Siber teknolojinin işlemcisi ışık hızı ile hareket ediyor. Biz şu halimizle o hızı hayal bile edemiyoruz. Hayallerimiz bile yorgun düştü. Yasalar daha uygulamaya geçmeden eskiyor. Nano Chiple üretiler Kuantum bilgisayarlar Micro Chiple üretilen tüm bilgisayar sistemlerine doğrudan giriş yapabiliyor ve girdikten sonra sadece izleme ve kopyalama değil, operasyonal komutlar da verebiliyor. Bir anda o kişisel verilerin korunması, gizli bilgiler ya da telif hakları yasaları buharlaşıverdi.

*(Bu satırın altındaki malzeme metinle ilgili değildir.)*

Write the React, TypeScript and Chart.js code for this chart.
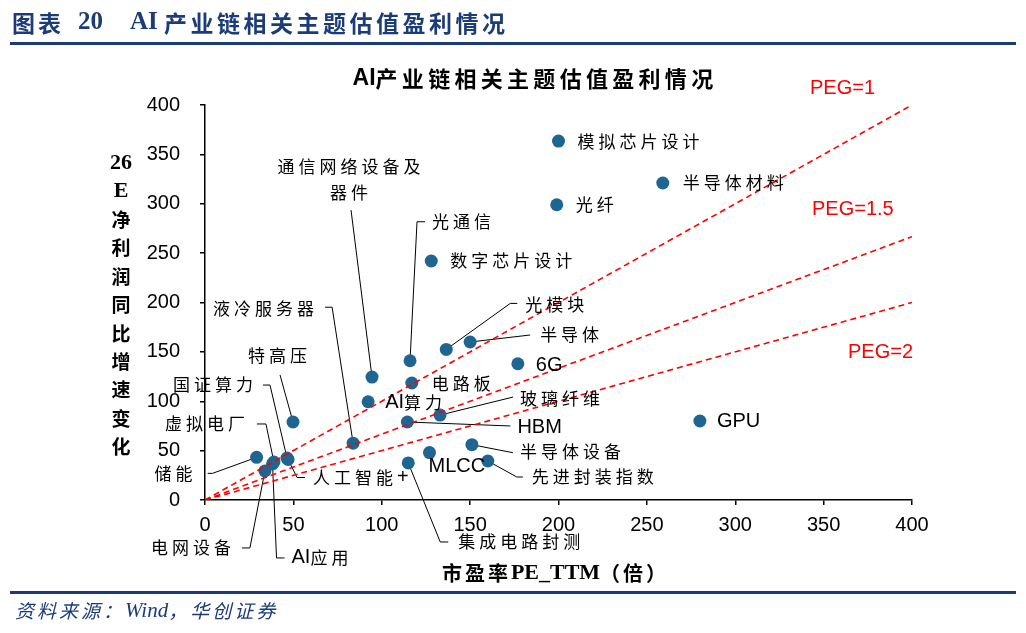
import React, { useEffect, useRef } from 'react';
import { Chart, registerables } from 'chart.js';

Chart.register(...registerables);

// ---------- data ----------
const categories = ['储能', '电网设备', 'AI应用', '虚拟电厂', '国证算力', '人工智能+', '特高压', '液冷服务器', 'AI算力', '通信网络设备及器件', '光通信', '电路板', 'HBM', '集成电路封测', 'MLCC', '玻璃纤维', '光模块', '半导体', '半导体设备', '先进封装指数', '6G', '数字芯片设计', '光纤', '模拟芯片设计', '半导体材料', 'GPU'];
const peTTM = [29.2, 33.9, 38.2, 39.0, 46.4, 47.0, 49.8, 83.8, 92.3, 94.5, 116.0, 117.0, 114.5, 115.0, 127.0, 133.0, 136.5, 150.0, 151.0, 160.0, 177.0, 128.0, 199.0, 200.0, 259.0, 280.0];
const growth26E = [43.2, 29.4, 36.5, 38.5, 42.5, 41.0, 79.0, 57.5, 99.5, 124.5, 141.0, 118.5, 79.0, 37.5, 48.0, 86.0, 152.5, 160.0, 56.0, 39.5, 138.0, 242.0, 299.0, 363.5, 321.0, 80.0];
const pegLevels = [1, 1.5, 2];
const pegLabels = ['PEG=1', 'PEG=1.5', 'PEG=2'];
const axisMin = 0;
const axisMax = 400;
const axisStep = 50;

const chartTitle = 'AI产业链相关主题估值盈利情况';
const xTitle = '市盈率PE_TTM（倍）';
const yTitleParts = ['26', 'E', '净', '利', '润', '同', '比', '增', '速', '变', '化'];
const headerLabel = '图表';
const headerNumber = '20';
const headerRight = 'AI 产业链相关主题估值盈利情况';
const sourceText = '资料来源：Wind，华创证券';

// ---------- layout of annotations (pixel offsets from each point) ----------
type Lay = { dx: number; dy: number; leader?: number[][]; wrap?: number };
const labelLayout: Lay[] = [
  { dx: -102, dy: 16, leader: [[-49, 16], [-44, 16], [0, 0]] },
  { dx: -114, dy: 77, leader: [[-23, 77], [-15, 77], [0, 0]] },
  { dx: 19, dy: 94, leader: [[12, 94], [4, 94], [0, 0]] },
  { dx: -109, dy: -38, leader: [[-17, -38], [-8, -38], [0, 0]] },
  { dx: -114, dy: -73, leader: [[-24, -73], [-17, -73], [0, 0]] },
  { dx: 25, dy: 18, leader: [[17, 18], [9, 18], [0, 0]] },
  { dx: -45, dy: -66, leader: [[-13, -47], [0, 0]] },
  { dx: -140, dy: -135, leader: [[-28, -136], [-21, -136], [0, 0]] },
  { dx: 17, dy: 1 },
  { dx: -21, dy: -211, wrap: 7, leader: [[-21, -167], [0, 0]] },
  { dx: 22, dy: -139, leader: [[15, -139], [7, -139], [0, 0]] },
  { dx: 20, dy: 1 },
  { dx: 110, dy: 5, leader: [[103, 4], [0, 0]] },
  { dx: 50, dy: 79, leader: [[40, 79], [32, 79], [0, 0]] },
  { dx: -1, dy: 14 },
  { dx: 80, dy: -17, leader: [[73, -18], [0, 0]] },
  { dx: 79, dy: -45, leader: [[71, -46], [64, -46], [0, 0]] },
  { dx: 70, dy: -7, leader: [[60, -7], [0, 0]] },
  { dx: 48, dy: 7, leader: [[41, 8], [0, 0]] },
  { dx: 44, dy: 16, leader: [[35, 16], [29, 16], [0, 0]] },
  { dx: 18, dy: 2 },
  { dx: 19, dy: 0 },
  { dx: 19, dy: 0 },
  { dx: 19, dy: 1 },
  { dx: 20, dy: 0 },
  { dx: 17, dy: 0 },
];
const pegLabelOffsets = [[-102, -17], [-100, -27], [-64, 50]];

const DOT = '#1E6591';
const NAVY = '#1B3C78';
const CJK = '"Noto Sans CJK SC"';
const LATIN = '"Liberation Sans", Arial';
const SERIF = '"Liberation Serif", "Times New Roman"';

type Run = { t: string; cjk: boolean };
function splitRuns(text: string): Run[] {
  const out: Run[] = [];
  for (const ch of text) {
    const cjk = ch.charCodeAt(0) > 0x2e80;
    const last = out[out.length - 1];
    if (last && last.cjk === cjk) last.t += ch;
    else out.push({ t: ch, cjk });
  }
  return out;
}

type MixOpts = { latin: string; cjk: string; spacing: number; align: 'left' | 'center'; color: string };
function drawMixed(ctx: CanvasRenderingContext2D, text: string, x: number, y: number, o: MixOpts) {
  const runs = splitRuns(text);
  const anyCtx = ctx as any;
  const widths = runs.map((r) => {
    ctx.font = r.cjk ? o.cjk : o.latin;
    anyCtx.letterSpacing = r.cjk ? o.spacing + 'px' : '0px';
    return ctx.measureText(r.t).width;
  });
  const total = widths.reduce((a, b) => a + b, 0);
  let cx = o.align === 'center' ? x - total / 2 : x;
  ctx.textAlign = 'left';
  ctx.textBaseline = 'middle';
  ctx.fillStyle = o.color;
  runs.forEach((r, i) => {
    ctx.font = r.cjk ? o.cjk : o.latin;
    anyCtx.letterSpacing = r.cjk ? o.spacing + 'px' : '0px';
    ctx.fillText(r.t, cx, y);
    cx += widths[i];
  });
  anyCtx.letterSpacing = '0px';
}

const annotationPlugin = {
  id: 'annotations',
  beforeDatasetsDraw(chart: any) {
    const ctx: CanvasRenderingContext2D = chart.ctx;
    const xs = chart.scales.x;
    const ys = chart.scales.y;
    ctx.save();
    ctx.strokeStyle = '#000';
    ctx.lineWidth = 1;
    categories.forEach((_, i) => {
      const lay = labelLayout[i];
      if (!lay.leader) return;
      const px = xs.getPixelForValue(peTTM[i]);
      const py = ys.getPixelForValue(growth26E[i]);
      ctx.beginPath();
      lay.leader.forEach((p, k) => {
        if (k === 0) ctx.moveTo(px + p[0], py + p[1]);
        else ctx.lineTo(px + p[0], py + p[1]);
      });
      ctx.stroke();
    });
    ctx.restore();
  },
  afterDatasetsDraw(chart: any) {
    const ctx: CanvasRenderingContext2D = chart.ctx;
    const xs = chart.scales.x;
    const ys = chart.scales.y;
    ctx.save();
    const opts: MixOpts = { latin: `20px ${LATIN}`, cjk: `17px ${CJK}`, spacing: 4, align: 'left', color: '#000' };
    categories.forEach((name, i) => {
      const lay = labelLayout[i];
      const px = xs.getPixelForValue(peTTM[i]);
      const py = ys.getPixelForValue(growth26E[i]);
      if (lay.wrap) {
        const lines = [name.slice(0, lay.wrap), name.slice(lay.wrap)];
        lines.forEach((ln, k) => drawMixed(ctx, ln, px + lay.dx, py + lay.dy + k * 26, { ...opts, align: 'center' }));
      } else {
        drawMixed(ctx, name, px + lay.dx, py + lay.dy, opts);
      }
    });
    pegLevels.forEach((peg, i) => {
      const ex = xs.getPixelForValue(axisMax);
      const ey = ys.getPixelForValue(axisMax / peg);
      ctx.font = `20px ${LATIN}`;
      ctx.fillStyle = '#FF0000';
      ctx.textAlign = 'left';
      ctx.textBaseline = 'middle';
      ctx.fillText(pegLabels[i], ex + pegLabelOffsets[i][0], ey + pegLabelOffsets[i][1]);
    });
    ctx.restore();
  },
  afterDraw(chart: any) {
    const ctx: CanvasRenderingContext2D = chart.ctx;
    const area = chart.chartArea;
    ctx.save();
    // header
    const hdr: MixOpts = { latin: `bold 25px ${SERIF}`, cjk: `bold 23px ${CJK}`, spacing: 3, align: 'left', color: NAVY };
    drawMixed(ctx, headerLabel, 12, 23, hdr);
    drawMixed(ctx, headerNumber, 78, 23, hdr);
    drawMixed(ctx, headerRight, 130, 23, { ...hdr, spacing: 3.5 });
    ctx.fillStyle = NAVY;
    ctx.fillRect(10, 42, 1006, 3);
    // footer
    ctx.fillRect(10, 591, 1006, 3);
    drawMixed(ctx, sourceText, 15, 611, { latin: `italic 21px ${SERIF}`, cjk: `italic 19px ${CJK}`, spacing: 3, align: 'left', color: NAVY });
    // chart title
    drawMixed(ctx, chartTitle, 535, 79, { latin: `bold 23px ${LATIN}`, cjk: `bold 22px ${CJK}`, spacing: 4.3, align: 'center', color: '#000' });
    // x title
    drawMixed(ctx, xTitle, (area.left + area.right) / 2 - 3, 573, { latin: `bold 22px ${SERIF}`, cjk: `bold 20px ${CJK}`, spacing: 3, align: 'center', color: '#000' });
    // y title stacked
    yTitleParts.forEach((p, i) => {
      drawMixed(ctx, p, 121, 163 + i * 28.4, { latin: `bold 22px ${SERIF}`, cjk: `bold 19px ${CJK}`, spacing: 0, align: 'center', color: '#000' });
    });
    ctx.restore();
  },
};

export default function App() {
  const ref = useRef<HTMLCanvasElement | null>(null);
  useEffect(() => {
    if (!ref.current) return;
    const points = categories.map((_, i) => ({ x: peTTM[i], y: growth26E[i] }));
    const pegSets = pegLevels.map((peg) => ({
      type: 'line' as const,
      label: `PEG=${peg}`,
      data: [{ x: axisMin, y: axisMin / peg }, { x: axisMax, y: axisMax / peg }],
      borderColor: '#FF0000',
      borderWidth: 1.6,
      borderDash: [6, 4],
      pointRadius: 0,
      fill: false,
      order: 0,
    }));
    const chart = new Chart(ref.current, {
      type: 'scatter',
      data: {
        datasets: [
          {
            type: 'scatter',
            label: 'themes',
            data: points,
            backgroundColor: DOT,
            borderWidth: 0,
            pointRadius: 6.5,
            order: 1,
          } as any,
          ...pegSets,
        ],
      },
      options: {
        responsive: false,
        animation: false,
        devicePixelRatio: 1,
        layout: { padding: { left: 135, right: 114, top: 105, bottom: 93 } },
        plugins: { legend: { display: false }, tooltip: { enabled: false }, title: { display: false } },
        scales: {
          x: {
            type: 'linear',
            min: axisMin,
            max: axisMax,
            ticks: { stepSize: axisStep, color: '#000', font: { family: LATIN, size: 20 }, padding: 8, maxRotation: 0 },
            grid: { drawOnChartArea: false, drawTicks: true, tickLength: 5, color: '#000', lineWidth: 1.5 },
            border: { display: true, color: '#000', width: 1.5 },
            afterFit: (s: any) => { s.height = 40; },
          },
          y: {
            type: 'linear',
            min: axisMin,
            max: axisMax,
            ticks: { stepSize: axisStep, color: '#000', font: { family: LATIN, size: 20 }, padding: 20 },
            grid: { drawOnChartArea: false, drawTicks: true, tickLength: 5, color: '#000', lineWidth: 1.5 },
            border: { display: true, color: '#000', width: 1.5 },
            afterFit: (s: any) => { s.width = 70; },
          },
        },
      } as any,
      plugins: [annotationPlugin],
    });
    return () => chart.destroy();
  }, []);
  return (
    <div style={{ position: 'absolute', left: 0, top: 0, width: 1026, height: 633, background: '#fff' }}>
      <canvas ref={ref} width={1026} height={633} style={{ width: 1026, height: 633, display: 'block' }} />
    </div>
  );
}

Artık Deep Fake’lerin ötesine geçtik, Bio Hackerler kitleleri zombileştirebilir. Ölme ve öldürme komutu da verebilirler. Yani insanların artık tek TIK’lık canı var. Bugün bu stüdyoda, özel bilgi, ilgi ve yöntemlerle hedefe göre uygulanabilir ama, yarın bu iş sıradanlaşacak. Bu tehdidin kötü niyetli insanların ellerinde çok tehlikeli olabilir.

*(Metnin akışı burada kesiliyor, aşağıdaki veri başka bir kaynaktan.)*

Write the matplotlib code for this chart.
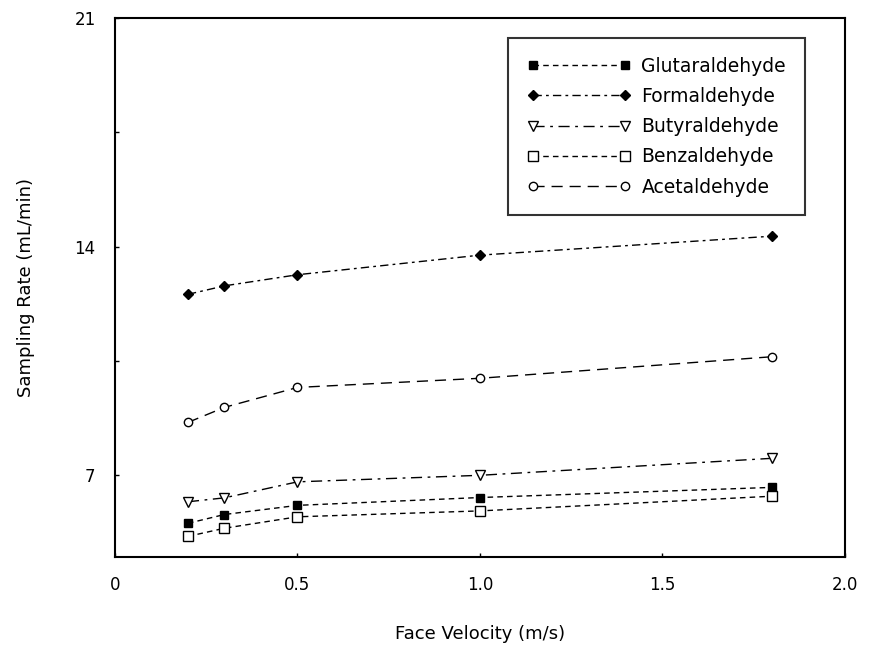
import matplotlib
matplotlib.use("Agg")
from matplotlib import pyplot as plt
from matplotlib.ticker import FixedLocator

plt.rcParams['font.family'] = ['DejaVu Sans']

velocity = [0.2, 0.3, 0.5, 1.0, 1.8]
glutaraldehyde = [5.53, 5.80, 6.08, 6.32, 6.63]
formaldehyde = [12.54, 12.80, 13.14, 13.74, 14.32]
butyraldehyde = [6.19, 6.31, 6.80, 7.00, 7.52]
benzaldehyde = [5.13, 5.38, 5.73, 5.91, 6.36]
acetaldehyde = [8.62, 9.08, 9.69, 9.97, 10.63]

xticks = [0, 0.5, 1.0, 1.5, 2.0]
xticklabels = ["0", "0.5", "1.0", "1.5", "2.0"]
yticks = [7, 14, 21]

fig = plt.figure(figsize=(8.75, 6.49), dpi=100)
ax = fig.add_axes([0.1314, 0.1418, 0.8343, 0.8305])

ax.plot(velocity, glutaraldehyde, color="k", lw=1, ls=(0, (4, 3)),
        marker="s", ms=6, mfc="k", mec="k", label="Glutaraldehyde")
ax.plot(velocity, formaldehyde, color="k", lw=1, ls=(0, (6, 3, 2, 3)),
        marker="D", ms=5, mfc="k", mec="k", label="Formaldehyde")
ax.plot(velocity, butyraldehyde, color="k", lw=1, ls=(0, (8, 4, 2, 4)),
        marker="v", ms=7, mfc="white", mec="k", label="Butyraldehyde")
ax.plot(velocity, benzaldehyde, color="k", lw=1, ls=(0, (4, 3)),
        marker="s", ms=6.5, mfc="white", mec="k", label="Benzaldehyde")
ax.plot(velocity, acetaldehyde, color="k", lw=1, ls=(0, (8, 5)),
        marker="o", ms=6, mfc="white", mec="k", label="Acetaldehyde")

ax.set_xlim(0, 2.0)
ax.set_ylim(4.5, 21)
ax.set_xticks(xticks)
ax.set_xticklabels(xticklabels)
ax.set_yticks(yticks)
ax.yaxis.set_minor_locator(FixedLocator([10.5, 17.5]))
ax.tick_params(direction="in", length=3, width=1, labelsize=12, pad=14)
ax.tick_params(which="minor", direction="in", length=3, width=1)
for sp in ax.spines.values():
    sp.set_linewidth(1.5)

ax.set_xlabel("Face Velocity (m/s)", fontsize=13, labelpad=22)
ax.set_ylabel("Sampling Rate (mL/min)", fontsize=13, labelpad=28)

leg = ax.legend(loc="upper right", bbox_to_anchor=(0.945, 0.963), fontsize=13.5,
                handlelength=5.5, numpoints=2, frameon=True, fancybox=False,
                borderpad=1.0, labelspacing=0.6, handletextpad=0.6,
                borderaxespad=0)
leg.get_frame().set_edgecolor("k")
leg.get_frame().set_linewidth(1.5)

fig.savefig("out.png", dpi=100)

Düşünün ki bugün bu işin adeta tekeline sahip kişilerin nerede ise tamamı Pedefolik Satanist, Siyonist kişilerden oluşuyor. Bunlar kan banyosu yapan, insan eti yiyen, kan içen canavarlara dönüştüler ve aramızda dolaşıyorlar. VIP ve CIP statüsünde ilgi ve destek görüyorlar, korunuyorlar.

Kontrol edemediğiniz güç, güç değildir. Bu anlamda Siber dönüşüm. Cinayettir. 5G, Starlink, Neura Link, akıllı telefonlar, akıllı evler, akıllı şehirler ve vb ne varsa hepsi, Şeytani bir plan ve hedef için kurgulanmış malzemelerdir. Bu cinayet şebekesi, siyaseti, bürokrasiyi, Akademiyi, Cemaatı, Media’yı, STK’yi, adaleti, çevreyi, sağlığı, gıda-tarımı, her şeyi kullanıyor. Siber teknolojiler bugünkü şekli ile Şeytanın emeline hizmet etmekten başka bir işe yaramıyor. Ve sistem giderek her şeyi kontrolüne alıyor. Ekonomi, maliye, savunma, yerel yönetimler, eğitim büyük ölçüde bunların kontrolüne geçti. Yarın uzay, Tarım, Madencilik, ulaşım, sanayi de bunların kontrolüne geçtiğinde korkarım son çıkışı da geçmiş oluruz.

Siber Demokrasi, Siber Özgürlük, Siber Sağlık, Siber Siyaset hepsi kocaman bir yalandan başka bir şey değil. Korkarım insanlık olarak kaçtığımızı sandığımız şeye doğru koşuyoruz. Varmayı umut ettiğimi yer cennet olsa da korkarım cehennemin eşiğindeyiz. Hem zaten değil mi ki, cehennemin yolları iyi niyet taşları ile döşelidir. Baksanıza yöneticilerimizin çoğu, dünyada olup bitenleri gözleri var görmüyorlar, kulakları var duymuyorlar, kalpleri var hissetmiyorlar. Hiç kimse dünyada olup-biten şeyleri görmezden, duymazdan, bilmezden gelme hakkına sahip değildir. Selam ve dua ile.